• **Given exercise**
The lines from the top of the material below through the line containing "from matplotlib.ticker import" are to be printed exactly, with pictures omitted.

• **Information provided**
-- BEGIN --

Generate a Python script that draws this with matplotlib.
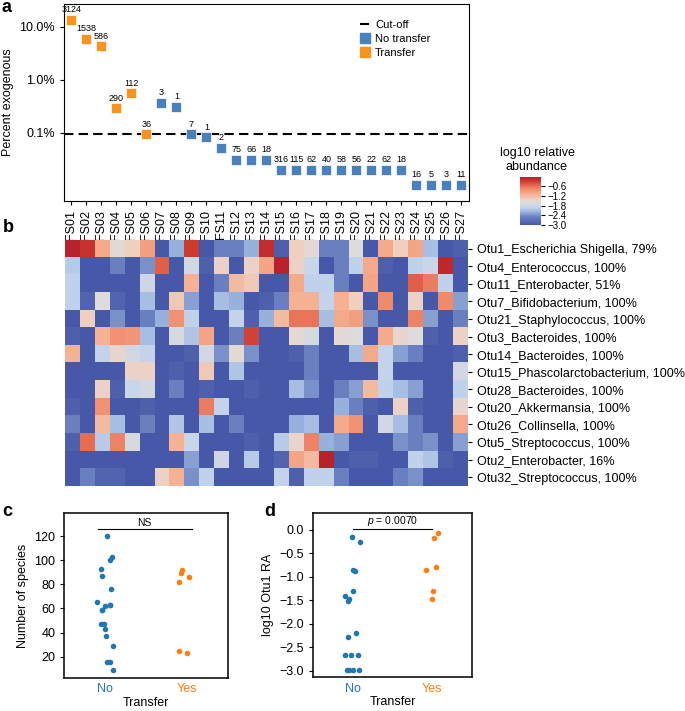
import numpy as np
import matplotlib
matplotlib.use('Agg')
import matplotlib.pyplot as plt
from matplotlib.colors import LinearSegmentedColormap
from matplotlib.lines import Line2D
from matplotlib.ticker import FixedLocator, FuncFormatter, NullLocator

plt.rcParams['font.family'] = ['Liberation Sans', 'DejaVu Sans']
plt.rcParams['font.size'] = 9
plt.rcParams['mathtext.fontset'] = 'custom'
plt.rcParams['mathtext.it'] = 'Liberation Sans:italic'
plt.rcParams['mathtext.rm'] = 'Liberation Sans'

# ---- panel a data ----
samples = ['FS%02d' % i for i in range(1, 28)]
pct_exogenous = [13.5, 5.9, 4.3, 0.29, 0.56, 0.093, 0.37, 0.31, 0.093, 0.082,
                 0.052, 0.031, 0.031, 0.031, 0.020, 0.020, 0.020, 0.020, 0.020,
                 0.020, 0.020, 0.020, 0.020, 0.0103, 0.0103, 0.0103, 0.0103]
read_counts = [3124, 1538, 586, 290, 112, 36, 3, 1, 7, 1, 2, 75, 66, 18, 316,
               115, 62, 40, 58, 56, 22, 62, 18, 16, 5, 3, 11]
transferred = [True] * 6 + [False] * 21
cutoff = 0.093

# ---- panel b data (log10 relative abundance, rows = OTUs, cols = FS01..FS27) ----
otu_labels = ['Otu1_Escherichia Shigella, 79%', 'Otu4_Enterococcus, 100%',
              'Otu11_Enterobacter, 51%', 'Otu7_Bifidobacterium, 100%',
              'Otu21_Staphylococcus, 100%', 'Otu3_Bacteroides, 100%',
              'Otu14_Bacteroides, 100%', 'Otu15_Phascolarctobacterium, 100%',
              'Otu28_Bacteroides, 100%', 'Otu20_Akkermansia, 100%',
              'Otu26_Collinsella, 100%', 'Otu5_Streptococcus, 100%',
              'Otu2_Enterobacter, 16%', 'Otu32_Streptococcus, 100%']
otu1 = [-0.1, -0.25, -1.05, -1.55, -1.4, -0.95, -3, -2.2, -0.3, -3, -2.5, -2.5, -2.2, -0.2,
        -2.9, -1.4, -1.55, -2.5, -2.5, -1.6, -3, -1.05, -1.4, -1.0, -2.1, -3, -2.9]
otu4 = [-2.0, -3, -3, -2.5, -3, -2.4, -0.5, -3, -1.75, -2.9, -1.45, -3, -1.45, -1.0,
        -0.1, -1.45, -1.85, -3, -2.5, -1.95, -1.05, -2.9, -3, -1.95, -1.85, -0.15, -3]
otu11 = [-1.95, -3, -3, -3, -3, -1.8, -3, -3, -1.1, -3, -2.5, -1.2, -1.35, -3,
         -3, -1.05, -1.95, -1.95, -2.5, -3, -1.0, -3, -3, -0.5, -0.7, -1.95, -3]
otu7 = [-1.95, -2.85, -1.6, -2.85, -3, -2.1, -3, -1.35, -2.3, -3, -2.1, -2.2, -3, -2.9,
        -2.5, -1.1, -1.1, -1.9, -1.1, -1.4, -3, -0.8, -3, -1.45, -3, -0.8, -2.3]
otu21 = [-3, -1.4, -3, -2.4, -3, -2.5, -2.2, -0.85, -1.95, -3, -3, -1.9, -2.9, -2.2,
         -1.2, -0.65, -0.65, -2.1, -1.05, -0.95, -2.4, -3, -3, -0.75, -2.3, -3, -2.5]
otu3 = [-2.9, -3, -1.1, -0.85, -0.9, -2.1, -3, -1.7, -2.05, -1.0, -3, -2.5, -0.35, -3,
        -3, -1.55, -1.7, -3, -1.55, -1.6, -3, -1.05, -1.5, -1.6, -2.9, -3, -1.45]
otu14 = [-1.1, -3, -1.9, -1.5, -1.75, -1.9, -3, -3, -2.9, -1.75, -2.4, -1.55, -2.4, -3,
         -3, -2.9, -2.5, -3, -3, -2.1, -1.05, -1.9, -2.3, -2.5, -3, -3, -2.9]
otu15 = [-3, -3, -3, -3, -1.45, -1.45, -3, -2.9, -3, -1.35, -3, -2.05, -3, -3,
         -3, -3, -2.5, -3, -3, -3, -3, -1.9, -3, -3, -3, -3, -1.75]
otu28 = [-3, -3, -1.45, -2.9, -1.85, -1.75, -3, -2.5, -3, -2.9, -3, -3, -2.9, -3,
         -3, -2.1, -2.4, -3, -2.5, -2.3, -1.2, -1.95, -2.1, -2.3, -3, -3, -1.95]
otu20 = [-2.9, -3, -0.85, -3, -3, -2.9, -3, -3, -3, -0.7, -1.9, -3, -3, -3,
         -3, -3, -3, -3, -2.2, -2.5, -2.9, -3, -1.45, -2.9, -3, -3, -1.5]
otu26 = [-2.5, -3, -1.2, -2.1, -3, -2.5, -3, -2.05, -3, -2.1, -3, -2.5, -3, -3,
         -3, -2.2, -2.1, -3, -1.05, -0.85, -3, -1.75, -2.1, -2.5, -3, -3, -1.05]
otu5 = [-2.9, -0.6, -2.0, -0.75, -1.7, -3, -3, -1.1, -1.85, -3, -3, -3, -2.9, -3,
        -2.0, -1.5, -0.75, -2.2, -2.3, -3, -3, -3, -2.4, -2.5, -2.4, -3, -2.3]
otu2 = [-3, -3, -3, -3, -3, -3, -3, -3, -2.3, -3, -1.8, -3, -2.0, -3,
        -2.85, -1.0, -1.2, -0.1, -3, -2.9, -2.9, -3, -3, -1.95, -2.05, -2.9, -3]
otu32 = [-3, -2.5, -2.85, -2.85, -3, -3, -1.45, -1.1, -2.4, -1.95, -3, -3, -3, -3,
         -1.9, -2.9, -1.95, -1.95, -2.5, -3, -3, -3, -2.5, -2.4, -3, -3, -3]
heat = np.array([otu1, otu4, otu11, otu7, otu21, otu3, otu14, otu15,
                 otu28, otu20, otu26, otu5, otu2, otu32])

# ---- panel c / d data ----
species_no = [120, 103, 100, 93, 87, 76, 65, 63, 63, 62, 59, 59, 47, 47, 43, 37, 29, 16, 16, 9]
species_yes = [92, 89, 86, 82, 25, 23]
otu1_no = [-0.15, -0.25, -0.87, -0.85, -1.30, -1.46, -1.40, -1.51, -2.20, -2.27,
           -2.67, -2.67, -2.67, -2.97, -2.97, -2.97, -2.97]
otu1_yes = [-0.06, -0.18, -0.79, -0.85, -1.31, -1.48]

blue_a = '#4a81bd'
orange_a = '#f7931e'
blue = '#1f77b4'
orange = '#ff7f0e'

cmap = LinearSegmentedColormap.from_list('rb', [
    (0.00, '#4858a8'), (0.17, '#6a80c0'), (0.27, '#98b0dc'), (0.36, '#c2d3ec'),
    (0.475, '#dfdcdc'), (0.54, '#f0d0c0'), (0.66, '#f5ac8c'), (0.75, '#ef8a6a'),
    (0.85, '#e05e48'), (0.915, '#cc3a30'), (1.00, '#b41e2a')])

fig = plt.figure(figsize=(6.85, 7.11), dpi=100)

# ---------------- a ----------------
ax = fig.add_axes([0.0934, 0.7173, 0.591, 0.277])
xs = np.arange(len(samples))
for xi, yi, n, t in zip(xs, pct_exogenous, read_counts, transferred):
    ax.plot(xi, yi, 's', color=orange_a if t else blue_a, ms=6.8, mec='white', mew=0.5, zorder=3)
    ax.annotate(str(n), (xi, yi), xytext=(0, 4), textcoords='offset points',
                ha='center', va='bottom', fontsize=6.5)
ax.axhline(cutoff, color='black', lw=1.5, ls=(0, (4.5, 2.5)), zorder=2)
ax.set_yscale('log')
ax.set_ylim(0.0051, 27)
ax.set_xlim(-0.5, 26.5)
ax.yaxis.set_major_locator(FixedLocator([0.1, 1, 10]))
ax.yaxis.set_major_formatter(FuncFormatter(lambda v, p: '%.1f%%' % v))
ax.yaxis.set_minor_locator(NullLocator())
ax.set_xticks(xs)
ax.set_xticklabels(samples, rotation=90)
ax.tick_params(length=3, width=0.8)
ax.set_ylabel('Percent exogenous')
handles = [Line2D([], [], color='black', lw=1.5),
           Line2D([], [], marker='s', ls='', color=blue_a, ms=6.5),
           Line2D([], [], marker='s', ls='', color=orange_a, ms=6.5)]
ax.legend(handles, ['Cut-off', 'No transfer', 'Transfer'], loc='upper right',
          bbox_to_anchor=(0.93, 0.97), frameon=False, fontsize=8,
          handlelength=0.7, handletextpad=0.6, labelspacing=0.35)

# ---------------- b ----------------
axb = fig.add_axes([0.0949, 0.3165, 0.588, 0.346])
im = axb.imshow(heat, cmap=cmap, vmin=-3, vmax=-0.05, aspect='auto', interpolation='nearest')
axb.set_xticks([])
axb.yaxis.tick_right()
axb.set_yticks(np.arange(len(otu_labels)))
axb.set_yticklabels(otu_labels)
axb.tick_params(axis='y', length=3, width=0.8)
for s in axb.spines.values():
    s.set_visible(False)

cax = fig.add_axes([0.759, 0.6835, 0.0307, 0.0675])
cb = fig.colorbar(im, cax=cax, ticks=[-0.6, -1.2, -1.8, -2.4, -3.0])
cb.outline.set_visible(False)
cb.ax.tick_params(labelsize=7, length=3, width=0.8, pad=2)
fig.text(537 / 685, 1 - 160 / 711, 'log10 relative\nabundance', ha='center', va='center',
         fontsize=9, linespacing=1.15)

# ---------------- c / d ----------------
rng = np.random.default_rng(7)


def strip(axis, groups):
    for i, (vals, c) in enumerate(zip(groups, [blue, orange])):
        jit = rng.uniform(-0.1, 0.1, len(vals))
        axis.scatter(i + jit, vals, s=16, color=c, lw=0, zorder=3)
    axis.set_xlim(-0.5, 1.5)
    axis.set_xticks([0, 1])
    axis.set_xticklabels(['No', 'Yes'])
    for lab, c in zip(axis.get_xticklabels(), [blue, orange]):
        lab.set_color(c)
    axis.tick_params(axis='x', length=0, pad=4)
    axis.tick_params(axis='y', length=3, width=0.8)
    axis.set_xlabel('Transfer', labelpad=1)
    for s in axis.spines.values():
        s.set_linewidth(1.1)


axc = fig.add_axes([0.0939, 0.0468, 0.2385, 0.2312])
strip(axc, [species_no, species_yes])
axc.set_ylim(2.6, 138.8)
axc.set_yticks([20, 40, 60, 80, 100, 120])
axc.set_ylabel('Number of species')
axc.plot([-0.09, 1.06], [125.8, 125.8], color='black', lw=0.8)
axc.text(0.485, 127, 'NS', ha='center', va='bottom', fontsize=7.5)

axd = fig.add_axes([0.4574, 0.0475, 0.2312, 0.2307])
strip(axd, [otu1_no, otu1_yes])
axd.set_ylim(-3.134, 0.355)
axd.set_yticks([0.0, -0.5, -1.0, -1.5, -2.0, -2.5, -3.0])
axd.yaxis.set_major_formatter(FuncFormatter(lambda v, p: ('%.1f' % v).replace('-', '\u2212')))
axd.set_ylabel('log10 Otu1 RA')
axd.plot([0, 1], [0.028, 0.028], color='black', lw=0.8)
axd.text(0.5, 0.04, r'$p$ = 0.0070', ha='center', va='bottom', fontsize=7.5)

# panel letters
for lx, ly, lab in [(2, 8, 'a'), (3, 227, 'b'), (2, 512, 'c'), (264, 511, 'd')]:
    fig.text(lx / 685, 1 - ly / 711, lab, fontsize=13, fontweight='bold', va='center', ha='left')

fig.savefig('out.png', dpi=100)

-- END --

• **Exercise output**
Generate a Python script that draws this with matplotlib.
import numpy as np
import matplotlib
matplotlib.use('Agg')
import matplotlib.pyplot as plt
from matplotlib.colors import LinearSegmentedColormap
from matplotlib.lines import Line2D
from matplotlib.ticker import FixedLocator, FuncFormatter, NullLocator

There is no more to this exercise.